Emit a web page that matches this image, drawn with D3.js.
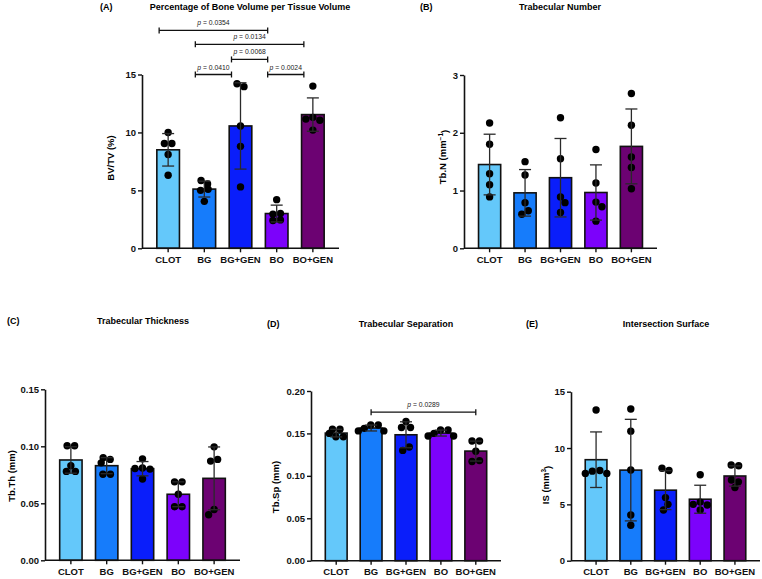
<!DOCTYPE html>
<html>
<head>
<meta charset="utf-8">
<script src="https://cdn.jsdelivr.net/npm/d3@7"></script>
<style>
  body { margin: 0; background: #fff; }
  svg { font-family: "Liberation Sans", Arial, sans-serif; }
</style>
</head>
<body>
<div class="diagram"></div>
<script>
// groups and colours
const groups = ["CLOT", "BG", "BG+GEN", "BO", "BO+GEN"];
const groupColors = ["#64c8fa", "#167cfb", "#0a1efa", "#7c02fb", "#6c0272"];

// individual samples per group
const bvtvPoints = [
  [10.0, 9.05, 9.05, 8.1, 6.3],
  [5.85, 5.55, 5.1, 5.0, 4.05],
  [14.2, 13.95, 10.55, 8.8, 5.3],
  [4.2, 3.0, 2.95, 2.45, 2.4],
  [14.0, 11.3, 11.15, 11.05, 10.2]
];
const tbnPoints = [
  [2.17, 1.8, 1.29, 1.1, 0.89],
  [1.5, 1.27, 0.79, 0.65, 0.59],
  [2.26, 1.55, 0.89, 0.79, 0.62],
  [1.71, 1.13, 0.8, 0.72, 0.47],
  [2.68, 2.13, 1.58, 1.4, 1.03]
];
const tbthPoints = [
  [0.1005, 0.1005, 0.083, 0.078, 0.078],
  [0.090, 0.0885, 0.0855, 0.0755, 0.0755],
  [0.089, 0.081, 0.0805, 0.080, 0.0713],
  [0.0688, 0.0688, 0.058, 0.047, 0.047],
  [0.0995, 0.0885, 0.087, 0.0445, 0.040]
];
const tbspPoints = [
  [0.155, 0.155, 0.150, 0.146, 0.146],
  [0.160, 0.160, 0.156, 0.153, 0.153],
  [0.164, 0.157, 0.157, 0.134, 0.130],
  [0.154, 0.154, 0.150, 0.147, 0.147],
  [0.141, 0.141, 0.129, 0.118, 0.117]
];
const isPoints = [
  [13.37, 8.0, 7.95, 7.75, 7.75],
  [13.46, 11.5, 8.05, 4.05, 3.14],
  [8.2, 8.0, 5.6, 5.0, 4.5],
  [7.63, 5.2, 5.0, 4.95, 4.5],
  [8.5, 8.43, 7.16, 7.0, 6.5]
];

// tick values
const bvtvTicks = [0, 5, 10, 15];
const tbnTicks = [0, 1, 2, 3];
const tbthTicks = [0, 0.05, 0.10, 0.15];
const tbspTicks = [0, 0.05, 0.10, 0.15, 0.20];
const isTicks = [0, 5, 10, 15];

// significance brackets
const bvtvBrackets = [
  {from: "CLOT", to: "BO", p: "0.0354", level: 18.8},
  {from: "BG", to: "BO+GEN", p: "0.0134", level: 17.6},
  {from: "BG+GEN", to: "BO", p: "0.0068", level: 16.3},
  {from: "BG", to: "BG+GEN", p: "0.0410", level: 15.0},
  {from: "BO", to: "BO+GEN", p: "0.0024", level: 15.0}
];
const tbspBrackets = [
  {from: "BG", to: "BO+GEN", p: "0.0289", level: 0.175}
];

const svg = d3.select(".diagram")
  .append("svg")
    .attr("width", 762)
    .attr("height", 579);

svg.append("rect").attr("width", 762).attr("height", 579).attr("fill", "#fff");

// simple beeswarm so dots with close values sit side by side
function swarm(values, y, minD) {
  const order = values.map(v => ({v: v, py: y(v)})).sort((a, b) => a.py - b.py);
  const placed = [];
  order.forEach((p, n) => {
    let dx = 0;
    for (let k = 0; k < 200; k++) {
      const s = n % 2 ? 1 : -1;
      const cands = k === 0 ? [0] : [s * k * 0.5, -s * k * 0.5];
      const hit = cands.find(c => placed.every(q => Math.hypot(q.dx - c, q.py - p.py) >= minD));
      if (hit !== undefined) { dx = hit; break; }
    }
    p.dx = dx;
    placed.push(p);
  });
  // centre rows of dots that share (almost) the same value
  let row = [];
  const flush = () => {
    if (row.length > 1) {
      const m = d3.mean(row, q => q.dx);
      row.forEach(q => q.dx -= m);
    }
  };
  order.forEach(p => {
    if (row.length && p.py - row[0].py > 3.5) { flush(); row = []; }
    row.push(p);
  });
  flush();
  return order;
}

function drawPanel(cfg) {
  const g = svg.append("g");

  const x = d3.scaleBand()
    .domain(groups)
    .range([cfg.axisX, cfg.axisX + cfg.width])
    .paddingInner(0.375)
    .paddingOuter(0.41);

  const y = d3.scaleLinear()
    .domain([0, cfg.max])
    .range([cfg.y0, cfg.yTop]);

  const stats = cfg.points.map((pts, i) => ({
    group: groups[i],
    color: groupColors[i],
    pts: pts,
    mean: d3.mean(pts),
    sd: d3.deviation(pts)
  }));

  // bars
  g.selectAll(".bar")
    .data(stats)
    .join("rect")
      .attr("x", d => x(d.group))
      .attr("y", d => y(d.mean))
      .attr("width", x.bandwidth())
      .attr("height", d => cfg.y0 - y(d.mean))
      .attr("fill", d => d.color)
      .attr("stroke", "#111")
      .attr("stroke-width", 1.6);

  // dots
  stats.forEach(d => {
    const cx = x(d.group) + x.bandwidth() / 2;
    g.append("g")
      .selectAll("circle")
      .data(swarm(d.pts, y, 7.2))
      .join("circle")
        .attr("cx", p => cx + p.dx)
        .attr("cy", p => p.py)
        .attr("r", 3.7)
        .attr("fill", "#000");
  });

  // error bars (mean +/- SD)
  const cap = 6;
  stats.forEach(d => {
    const cx = x(d.group) + x.bandwidth() / 2;
    const top = y(d.mean + d.sd), bot = y(d.mean - d.sd);
    const eb = g.append("g").attr("stroke", "#2a2a2a").attr("stroke-width", 1.3);
    eb.append("line").attr("x1", cx).attr("x2", cx).attr("y1", top).attr("y2", bot);
    eb.append("line").attr("x1", cx - cap).attr("x2", cx + cap).attr("y1", top).attr("y2", top);
    eb.append("line").attr("x1", cx - cap).attr("x2", cx + cap).attr("y1", bot).attr("y2", bot);
  });

  // Y axis
  const yAxis = g.append("g")
    .attr("transform", `translate(${cfg.axisX},0)`)
    .call(d3.axisLeft(y).tickValues(cfg.ticks).tickFormat(cfg.fmt).tickSize(4).tickSizeOuter(0).tickPadding(2));

  // X axis
  const xAxis = g.append("g")
    .attr("transform", `translate(0,${cfg.y0})`)
    .call(d3.axisBottom(x).tickSize(4).tickSizeOuter(0).tickPadding(4));
  xAxis.select(".domain").attr("d", `M${cfg.axisX},0H${cfg.axisX + cfg.width}`);

  [yAxis, xAxis].forEach(a => {
    a.select(".domain").attr("stroke", "#111").attr("stroke-width", 1.6);
    a.selectAll(".tick line").attr("stroke", "#111").attr("stroke-width", 1.4);
    a.selectAll("text")
      .attr("fill", "#111")
      .style("font-size", "9.5px")
      .style("font-weight", "bold")
      .style("font-family", "'Liberation Sans', Arial, sans-serif");
  });

  // brackets
  (cfg.brackets || []).forEach(b => {
    const x1 = x(b.from) + x.bandwidth() / 2 + (cfg.bracketShift || 0);
    const x2 = x(b.to) + x.bandwidth() / 2 + (cfg.bracketShift || 0);
    const by = y(b.level);
    const bg = g.append("g").attr("stroke", "#111").attr("stroke-width", 1.3);
    bg.append("line").attr("x1", x1).attr("x2", x2).attr("y1", by).attr("y2", by);
    bg.append("line").attr("x1", x1).attr("x2", x1).attr("y1", by - 3).attr("y2", by + 3);
    bg.append("line").attr("x1", x2).attr("x2", x2).attr("y1", by - 3).attr("y2", by + 3);
    const t = g.append("text")
      .attr("x", (x1 + x2) / 2)
      .attr("y", by - 5)
      .attr("text-anchor", "middle")
      .style("font-size", "6.8px")
      .attr("fill", "#222");
    t.append("tspan").style("font-style", "italic").text("p");
    t.append("tspan").text(" = " + b.p);
  });

  // panel letter and title
  g.append("text")
    .attr("x", cfg.letterX)
    .attr("y", cfg.titleY)
    .style("font-size", "9px")
    .style("font-weight", "bold")
    .text(cfg.letter);
  g.append("text")
    .attr("x", cfg.titleX)
    .attr("y", cfg.titleY)
    .attr("text-anchor", "middle")
    .style("font-size", "9px")
    .style("font-weight", "bold")
    .text(cfg.title);

  // y label
  const yl = g.append("text")
    .attr("transform", `translate(${cfg.labelX},${cfg.labelY}) rotate(-90)`)
    .attr("text-anchor", "middle")
    .attr("dy", "0.35em")
    .style("font-size", "9.5px")
    .style("font-weight", "bold");
  yl.append("tspan").text(cfg.ylabel[0]);
  if (cfg.ylabel[1]) {
    yl.append("tspan").attr("dy", "-0.45em").style("font-size", "6.5px").text(cfg.ylabel[1]);
    yl.append("tspan").attr("dy", "0.45em").text(cfg.ylabel[2]);
  }
}

drawPanel({
  points: bvtvPoints, ticks: bvtvTicks, max: 15, fmt: d3.format("d"),
  axisX: 142, width: 197, y0: 248.3, yTop: 74.5,
  brackets: bvtvBrackets, bracketShift: -9,
  letter: "(A)", letterX: 100, title: "Percentage of Bone Volume per Tissue Volume", titleX: 250, titleY: 10,
  ylabel: ["BV/TV (%)"], labelX: 111, labelY: 158
});

drawPanel({
  points: tbnPoints, ticks: tbnTicks, max: 3, fmt: d3.format("d"),
  axisX: 464, width: 193, y0: 248.3, yTop: 75,
  letter: "(B)", letterX: 420, title: "Trabecular Number", titleX: 560, titleY: 10,
  ylabel: ["Tb.N (mm", "\u22121", ")"], labelX: 443, labelY: 157
});

drawPanel({
  points: tbthPoints, ticks: tbthTicks, max: 0.15, fmt: d3.format(".2f"),
  axisX: 45, width: 195, y0: 560.3, yTop: 389.3,
  letter: "(C)", letterX: 7, title: "Trabecular Thickness", titleX: 143, titleY: 324,
  ylabel: ["Tb.Th (mm)"], labelX: 12, labelY: 476
});

drawPanel({
  points: tbspPoints, ticks: tbspTicks, max: 0.20, fmt: d3.format(".2f"),
  axisX: 311, width: 190, y0: 560.7, yTop: 391,
  brackets: tbspBrackets,
  letter: "(D)", letterX: 267, title: "Trabecular Separation", titleX: 406, titleY: 327,
  ylabel: ["Tb.Sp (mm)"], labelX: 276, labelY: 487
});

drawPanel({
  points: isPoints, ticks: isTicks, max: 15, fmt: d3.format("d"),
  axisX: 571, width: 189, y0: 560.7, yTop: 391.7,
  letter: "(E)", letterX: 526, title: "Intersection Surface", titleX: 666, titleY: 327,
  ylabel: ["IS (mm", "3", ")"], labelX: 546, labelY: 485
});
</script>
</body>
</html>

TASK REQUIREMENTS => Tell how many lines of the material above hold "that", answering with a bare number.

EXERCISE RESULT => 2